Task description:
Reproduce the material word for word; the images stay out.

[Begin Dataset extract]

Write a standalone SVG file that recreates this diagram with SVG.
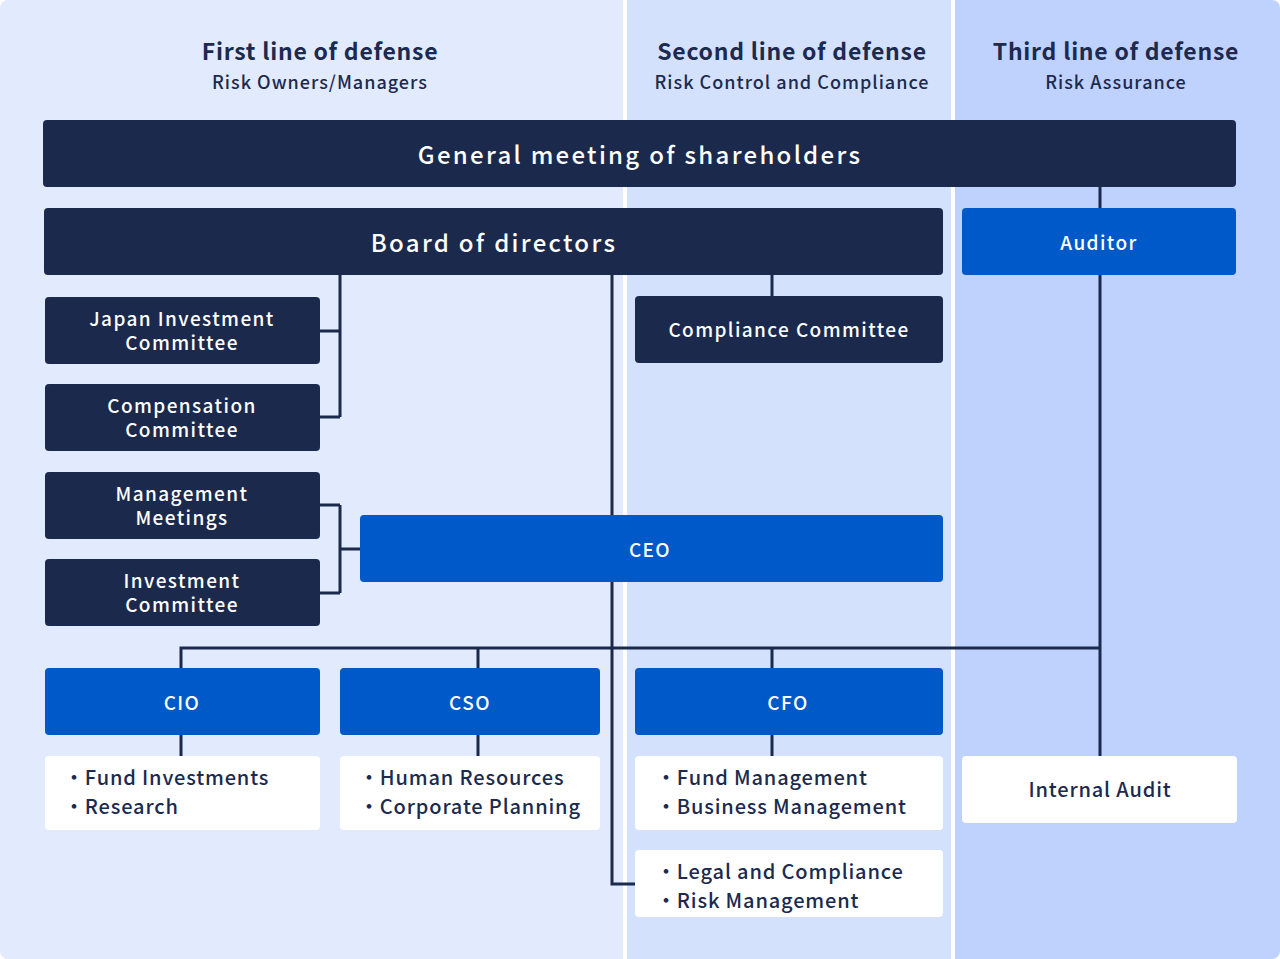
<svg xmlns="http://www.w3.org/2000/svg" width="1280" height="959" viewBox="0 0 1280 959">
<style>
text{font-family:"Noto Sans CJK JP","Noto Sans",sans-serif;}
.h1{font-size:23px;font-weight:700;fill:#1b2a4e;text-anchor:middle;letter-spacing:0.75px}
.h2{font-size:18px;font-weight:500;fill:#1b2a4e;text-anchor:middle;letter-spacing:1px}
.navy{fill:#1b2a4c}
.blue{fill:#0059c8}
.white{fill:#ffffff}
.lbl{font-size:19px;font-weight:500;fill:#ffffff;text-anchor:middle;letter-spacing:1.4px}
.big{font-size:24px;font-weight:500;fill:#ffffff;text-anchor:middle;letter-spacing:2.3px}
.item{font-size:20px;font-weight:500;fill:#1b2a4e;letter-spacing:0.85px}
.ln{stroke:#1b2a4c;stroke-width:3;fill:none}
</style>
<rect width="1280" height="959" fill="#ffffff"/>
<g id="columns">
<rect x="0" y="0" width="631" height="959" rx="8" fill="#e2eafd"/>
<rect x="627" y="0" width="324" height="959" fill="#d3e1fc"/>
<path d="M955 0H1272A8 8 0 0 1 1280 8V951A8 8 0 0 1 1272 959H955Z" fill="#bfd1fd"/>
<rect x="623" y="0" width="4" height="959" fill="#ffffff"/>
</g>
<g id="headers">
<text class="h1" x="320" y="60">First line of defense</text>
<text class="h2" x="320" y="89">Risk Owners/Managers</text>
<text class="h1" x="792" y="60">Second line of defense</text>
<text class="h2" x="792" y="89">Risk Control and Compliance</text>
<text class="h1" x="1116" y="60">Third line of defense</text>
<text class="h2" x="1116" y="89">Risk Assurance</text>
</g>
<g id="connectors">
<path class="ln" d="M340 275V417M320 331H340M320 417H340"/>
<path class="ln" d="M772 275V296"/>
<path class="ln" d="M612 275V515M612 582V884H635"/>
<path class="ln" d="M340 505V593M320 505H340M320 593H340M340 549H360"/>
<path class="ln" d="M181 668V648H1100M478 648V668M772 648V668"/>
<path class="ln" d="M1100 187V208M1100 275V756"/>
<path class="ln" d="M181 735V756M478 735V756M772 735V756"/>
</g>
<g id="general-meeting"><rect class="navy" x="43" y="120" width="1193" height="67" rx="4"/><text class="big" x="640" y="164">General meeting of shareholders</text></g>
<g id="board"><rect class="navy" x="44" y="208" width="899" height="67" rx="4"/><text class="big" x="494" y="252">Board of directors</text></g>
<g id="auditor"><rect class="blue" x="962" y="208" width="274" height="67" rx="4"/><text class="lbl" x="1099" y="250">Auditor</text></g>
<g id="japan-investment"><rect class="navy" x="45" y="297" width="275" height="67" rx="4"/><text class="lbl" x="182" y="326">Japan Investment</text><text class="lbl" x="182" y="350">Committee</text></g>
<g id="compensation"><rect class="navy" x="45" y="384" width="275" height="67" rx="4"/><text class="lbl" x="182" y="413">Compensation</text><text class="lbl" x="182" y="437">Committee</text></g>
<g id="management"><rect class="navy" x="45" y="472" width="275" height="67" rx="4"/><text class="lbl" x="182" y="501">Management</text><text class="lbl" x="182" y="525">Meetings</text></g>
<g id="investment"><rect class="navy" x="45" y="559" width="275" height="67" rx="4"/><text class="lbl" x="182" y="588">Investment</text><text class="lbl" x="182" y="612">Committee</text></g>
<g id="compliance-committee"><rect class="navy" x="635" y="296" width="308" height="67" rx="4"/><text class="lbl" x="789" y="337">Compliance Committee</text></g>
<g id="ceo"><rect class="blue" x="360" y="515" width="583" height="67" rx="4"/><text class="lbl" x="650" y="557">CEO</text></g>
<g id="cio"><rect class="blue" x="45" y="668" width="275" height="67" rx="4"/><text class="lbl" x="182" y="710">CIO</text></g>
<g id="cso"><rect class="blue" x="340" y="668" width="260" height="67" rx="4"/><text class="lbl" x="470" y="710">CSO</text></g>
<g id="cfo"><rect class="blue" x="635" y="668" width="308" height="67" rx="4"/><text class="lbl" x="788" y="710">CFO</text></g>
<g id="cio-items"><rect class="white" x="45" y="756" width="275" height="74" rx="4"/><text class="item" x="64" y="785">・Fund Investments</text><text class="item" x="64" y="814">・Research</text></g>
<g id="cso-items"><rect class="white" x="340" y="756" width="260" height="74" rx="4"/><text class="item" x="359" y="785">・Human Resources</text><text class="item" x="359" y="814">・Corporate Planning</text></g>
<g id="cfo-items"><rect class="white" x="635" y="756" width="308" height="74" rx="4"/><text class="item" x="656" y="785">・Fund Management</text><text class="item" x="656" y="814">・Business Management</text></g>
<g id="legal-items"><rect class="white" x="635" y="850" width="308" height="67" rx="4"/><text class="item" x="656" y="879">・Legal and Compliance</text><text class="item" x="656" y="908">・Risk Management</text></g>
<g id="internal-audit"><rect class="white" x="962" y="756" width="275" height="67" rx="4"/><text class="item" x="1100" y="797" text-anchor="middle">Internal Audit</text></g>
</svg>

[End Dataset extract]

Task solution:
Write a standalone SVG file that recreates this diagram with SVG.
<svg xmlns="http://www.w3.org/2000/svg" width="1280" height="959" viewBox="0 0 1280 959">
<style>
text{font-family:"Noto Sans CJK JP","Noto Sans",sans-serif;}
.h1{font-size:23px;font-weight:700;fill:#1b2a4e;text-anchor:middle;letter-spacing:0.75px}
.h2{font-size:18px;font-weight:500;fill:#1b2a4e;text-anchor:middle;letter-spacing:1px}
.navy{fill:#1b2a4c}
.blue{fill:#0059c8}
.white{fill:#ffffff}
.lbl{font-size:19px;font-weight:500;fill:#ffffff;text-anchor:middle;letter-spacing:1.4px}
.big{font-size:24px;font-weight:500;fill:#ffffff;text-anchor:middle;letter-spacing:2.3px}
.item{font-size:20px;font-weight:500;fill:#1b2a4e;letter-spacing:0.85px}
.ln{stroke:#1b2a4c;stroke-width:3;fill:none}
</style>
<rect width="1280" height="959" fill="#ffffff"/>
<g id="columns">
<rect x="0" y="0" width="631" height="959" rx="8" fill="#e2eafd"/>
<rect x="627" y="0" width="324" height="959" fill="#d3e1fc"/>
<path d="M955 0H1272A8 8 0 0 1 1280 8V951A8 8 0 0 1 1272 959H955Z" fill="#bfd1fd"/>
<rect x="623" y="0" width="4" height="959" fill="#ffffff"/>
</g>
<g id="headers">
<text class="h1" x="320" y="60">First line of defense</text>
<text class="h2" x="320" y="89">Risk Owners/Managers</text>
<text class="h1" x="792" y="60">Second line of defense</text>
<text class="h2" x="792" y="89">Risk Control and Compliance</text>
<text class="h1" x="1116" y="60">Third line of defense</text>
<text class="h2" x="1116" y="89">Risk Assurance</text>
</g>
<g id="connectors">
<path class="ln" d="M340 275V417M320 331H340M320 417H340"/>
<path class="ln" d="M772 275V296"/>
<path class="ln" d="M612 275V515M612 582V884H635"/>
<path class="ln" d="M340 505V593M320 505H340M320 593H340M340 549H360"/>
<path class="ln" d="M181 668V648H1100M478 648V668M772 648V668"/>
<path class="ln" d="M1100 187V208M1100 275V756"/>
<path class="ln" d="M181 735V756M478 735V756M772 735V756"/>
</g>
<g id="general-meeting"><rect class="navy" x="43" y="120" width="1193" height="67" rx="4"/><text class="big" x="640" y="164">General meeting of shareholders</text></g>
<g id="board"><rect class="navy" x="44" y="208" width="899" height="67" rx="4"/><text class="big" x="494" y="252">Board of directors</text></g>
<g id="auditor"><rect class="blue" x="962" y="208" width="274" height="67" rx="4"/><text class="lbl" x="1099" y="250">Auditor</text></g>
<g id="japan-investment"><rect class="navy" x="45" y="297" width="275" height="67" rx="4"/><text class="lbl" x="182" y="326">Japan Investment</text><text class="lbl" x="182" y="350">Committee</text></g>
<g id="compensation"><rect class="navy" x="45" y="384" width="275" height="67" rx="4"/><text class="lbl" x="182" y="413">Compensation</text><text class="lbl" x="182" y="437">Committee</text></g>
<g id="management"><rect class="navy" x="45" y="472" width="275" height="67" rx="4"/><text class="lbl" x="182" y="501">Management</text><text class="lbl" x="182" y="525">Meetings</text></g>
<g id="investment"><rect class="navy" x="45" y="559" width="275" height="67" rx="4"/><text class="lbl" x="182" y="588">Investment</text><text class="lbl" x="182" y="612">Committee</text></g>
<g id="compliance-committee"><rect class="navy" x="635" y="296" width="308" height="67" rx="4"/><text class="lbl" x="789" y="337">Compliance Committee</text></g>
<g id="ceo"><rect class="blue" x="360" y="515" width="583" height="67" rx="4"/><text class="lbl" x="650" y="557">CEO</text></g>
<g id="cio"><rect class="blue" x="45" y="668" width="275" height="67" rx="4"/><text class="lbl" x="182" y="710">CIO</text></g>
<g id="cso"><rect class="blue" x="340" y="668" width="260" height="67" rx="4"/><text class="lbl" x="470" y="710">CSO</text></g>
<g id="cfo"><rect class="blue" x="635" y="668" width="308" height="67" rx="4"/><text class="lbl" x="788" y="710">CFO</text></g>
<g id="cio-items"><rect class="white" x="45" y="756" width="275" height="74" rx="4"/><text class="item" x="64" y="785">・Fund Investments</text><text class="item" x="64" y="814">・Research</text></g>
<g id="cso-items"><rect class="white" x="340" y="756" width="260" height="74" rx="4"/><text class="item" x="359" y="785">・Human Resources</text><text class="item" x="359" y="814">・Corporate Planning</text></g>
<g id="cfo-items"><rect class="white" x="635" y="756" width="308" height="74" rx="4"/><text class="item" x="656" y="785">・Fund Management</text><text class="item" x="656" y="814">・Business Management</text></g>
<g id="legal-items"><rect class="white" x="635" y="850" width="308" height="67" rx="4"/><text class="item" x="656" y="879">・Legal and Compliance</text><text class="item" x="656" y="908">・Risk Management</text></g>
<g id="internal-audit"><rect class="white" x="962" y="756" width="275" height="67" rx="4"/><text class="item" x="1100" y="797" text-anchor="middle">Internal Audit</text></g>
</svg>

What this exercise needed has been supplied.